I suspect we’ve also bought into technique, programs and strategy more than we thought we should 40 years ago. Perhaps that’s made us a little more inward looking. Of course, increasing levels of compliance and administration, and more people talking about leadership than about gospelling and global mission, have pushed us further down that direction.
So how do we get the fire back? Not, I suspect, by trying to work ourselves up into a frenzy. Not by browbeating each other either. To be honest, I don’t even think it will be the result of a brilliant ministry strategy centring on evangelism. We are far better off turning our attention again to the gospel itself. It is the wonder of the gospel that stirs the imagination, warms and captures the heart, and puts fire in our bellies.

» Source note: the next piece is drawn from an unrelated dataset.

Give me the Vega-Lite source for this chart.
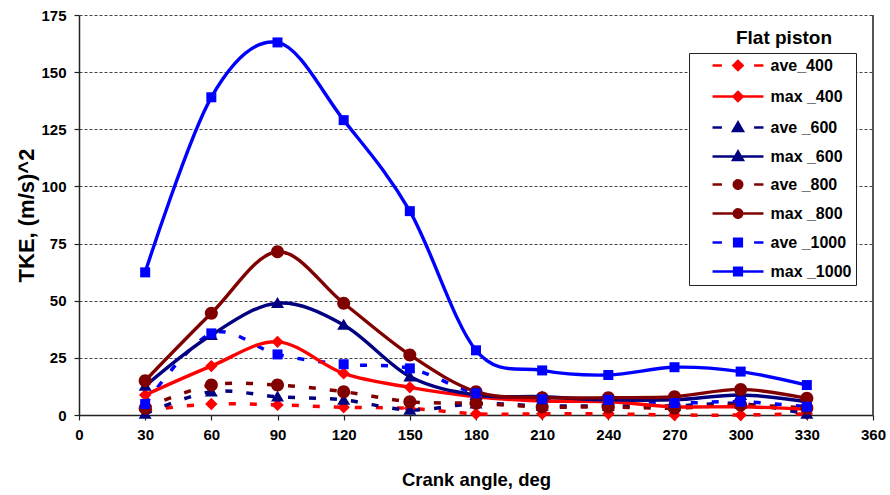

In the following pages, showcasing some of what is going on at Moore, I hope you will notice Jesus and his gospel at the very centre of everything. It is hard not to be overwhelmed by the scale of Jesus’ goodness, his extraordinary mercy and compassion, which are matched by his constant faithfulness to the will of his Father. He is truly the most impressive man ever to have walked on earth. He always did what was right. He always acted out of love. His unimaginable strength and power are matched by gentleness, compassion and grace. And he has done everything—absolutely everything—necessary to save us from sin and secure our future. He gathers us up into his relationship with his Father.
What a Saviour we come to know in the gospel! What a salvation is ours in the gospel! Let’s not let anything quench that evangelistic fire.